Another issue is that crime rates vary widely by state in the US, with some states approaching European levels of crime (N. Hampshire: 1.1/100k; Utah: 1.5/100k; MN: 2.1/100k), and other states doing much worse (LA: 12.7/100k). And crime rates are much higher in larger cities: (N. Orleans: 64/100k; Kansas City: 47/100k; St. Paul: 6.5/100k).
But it’s not the case that the penal system in MN or NH is radically different from the penal system in Missouri or LA. And of course to the extent you want to suggest ways to lower the US crime rate, the best approach would be to consider why Mass. has a murder rate of 2.6/100k (despite the presence of Boston and other urban areas), which is almost half the US average. As opposed to skipping that step and comparing the entire US with Norway, with a much different history and population.
I’ve read several studies on crime rate comparisons, and the best explanation I’ve seen (and I forget whose theory it originally was) is simply that Americans, culturally, think that more people deserve to be killed.
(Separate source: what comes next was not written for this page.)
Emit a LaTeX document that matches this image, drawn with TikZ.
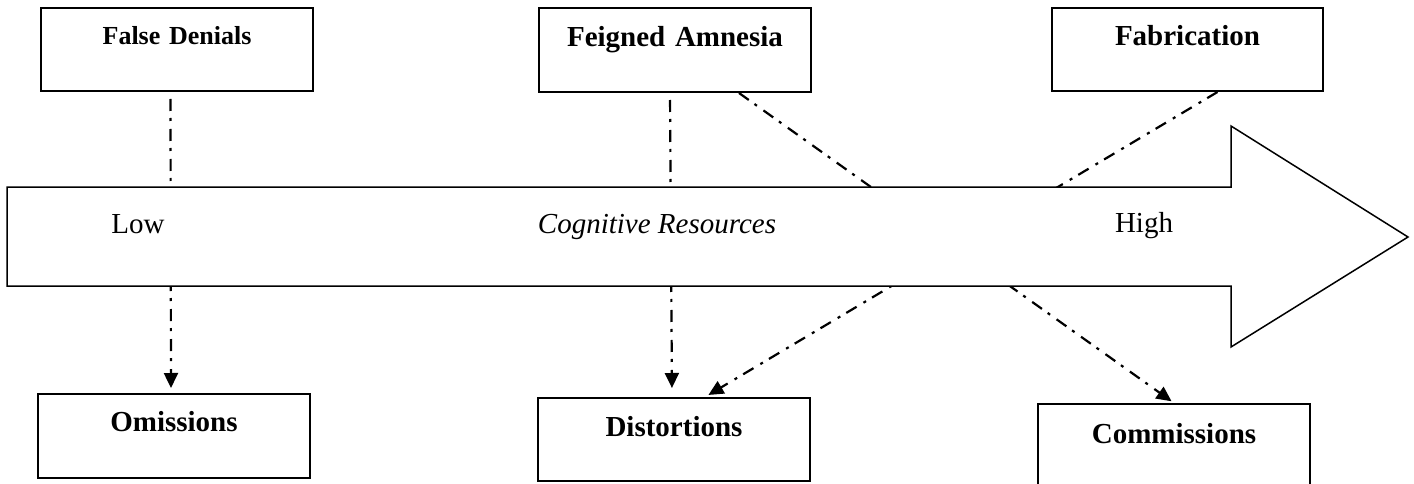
\documentclass[tikz,border=0pt]{standalone}
\usepackage{fontspec}
\setmainfont{Liberation Serif}
\usetikzlibrary{arrows.meta}
\tikzset{
  catbox/.style={draw, line width=2pt, inner sep=0pt, anchor=north west,
    align=center, font=\fontsize{29}{33}\selectfont\bfseries},
  dd/.style={line width=2.2pt, dash pattern=on 12pt off 7pt on 3pt off 8pt},
  tipped/.style={-{Triangle[width=14pt,length=15pt]}},
  bigarrow/.style={draw, line width=1.5pt, fill=white},
  scale label/.style={font=\fontsize{29}{33}\selectfont, anchor=base, inner sep=0pt},
}
\begin{document}
\begin{tikzpicture}[x=1pt,y=-1pt]
\useasboundingbox (0,0) rectangle (1414,484);
\clip (0,0) rectangle (1414,484);
% category boxes
\node[catbox, text width=272pt, text height=37pt, text depth=46pt,
      font=\fontsize{26}{30}\selectfont\bfseries] (FD) at (40,7) {False Denials};
\node[catbox, text width=272pt, text height=39pt, text depth=45pt] (FA) at (538,7) {Feigned Amnesia};
\node[catbox, text width=271pt, text height=38pt, text depth=45pt] (FB) at (1051,7) {Fabrication};
\node[catbox, text width=272pt, text height=37pt, text depth=47pt] (OM) at (37,393) {Omissions};
\node[catbox, text width=272pt, text height=38pt, text depth=45pt] (DI) at (537,397) {Distortions};
\node[catbox, text width=272pt, text height=39pt, text depth=70pt] (CO) at (1037,403) {Commissions};
% connectors (pass behind the big arrow)
\draw[dd, tipped, shorten <=7pt, shorten >=5pt] ([xshift=-6.5pt]FD.south) -- ([xshift=-3pt]OM.north);
\draw[dd, tipped, shorten <=7pt, shorten >=9pt] ([xshift=-5pt]FA.south) -- ([xshift=-2pt]DI.north);
\draw[dd, tipped, shorten >=3pt] ([xshift=64pt]FA.south) -- (CO.north);
\draw[dd, tipped, shorten >=4pt] ([xshift=30pt]FB.south) -- ([xshift=31pt]DI.north);
% big arrow
\path[bigarrow] (7,187) coordinate (AL) -- (1231,187) -- (1231,126) -- (1408,237) coordinate (AT)
  -- (1231,347) -- (1231,286) -- (7,286) -- cycle;
\node[scale label] (low) at (138,233) {Low};
\node[scale label, font=\fontsize{29}{33}\selectfont\itshape] (cr) at (657,233) {Cognitive Resources};
\node[scale label] (high) at (1144,232) {High};
\end{tikzpicture}
\end{document}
This is reflected in the US support for the death penalty, I think…and reflected in the sense that it reflects an underlying sentiment in the population. You can see this clearly if you look at individual states: MN, MA, and NH have very low murder rates, but also do not have the death penalty (NH does, technically, but hasn’t used it since 1976). Southern states, which tend to have the highest murder rates, also have the greatest support for the death penalty.
But the “deserving killing” theory is most commonly seen in actual murders, where arguments, insults, or behavior that in some parts of the country, or the world, would result in nothing worse than a fight, would result in a murder in many parts of the US.
There is a connected theory that the higher murder rate in the south is connected with the south having a stronger cultural idea of “honor” and the appropriate response to insults – this can be tied into the “dueling culture” of the 19th century.
Anyway, to wrap things up, while I philosophically like the Scandinavian penal system, I don’t think that it will have much effect on the US crime rate at all. What we need is a culture that doesn’t see violence as a good way to solve interpersonal disputes. The goal is to reduce murders and violence; how we subsequently treat the murderers doesn’t bear much on that goal.
Doug says
I’d suggest that the “honor”/violence connection has some relation to adolescent emotional satisfaction.
Buzzcut says
I have an assignment for you, Doug. Remember my map of ethnicity in the US by county? There were a couple of counties where Norwegians were the largest ethnicity.
What is the crime rate in those counties? What is the average life expectancy? What is the average income.
I will be you $100 that those counties all exceed those measurements in Norway.
You simply can’t compare multiethnic, sprawling countries like the US to homogeneous, minuscule countries like Norway.
I always like to use statistics that disaggregate ethnicity, because African-Americans are such outliers with respect to crime and income, they skew things a lot. It doesn’t hurt to disaggregate Hispanics as well, since so many are immigrants. Comparisons of non-Hispanic whites to Norwegians is a much fairer comparison.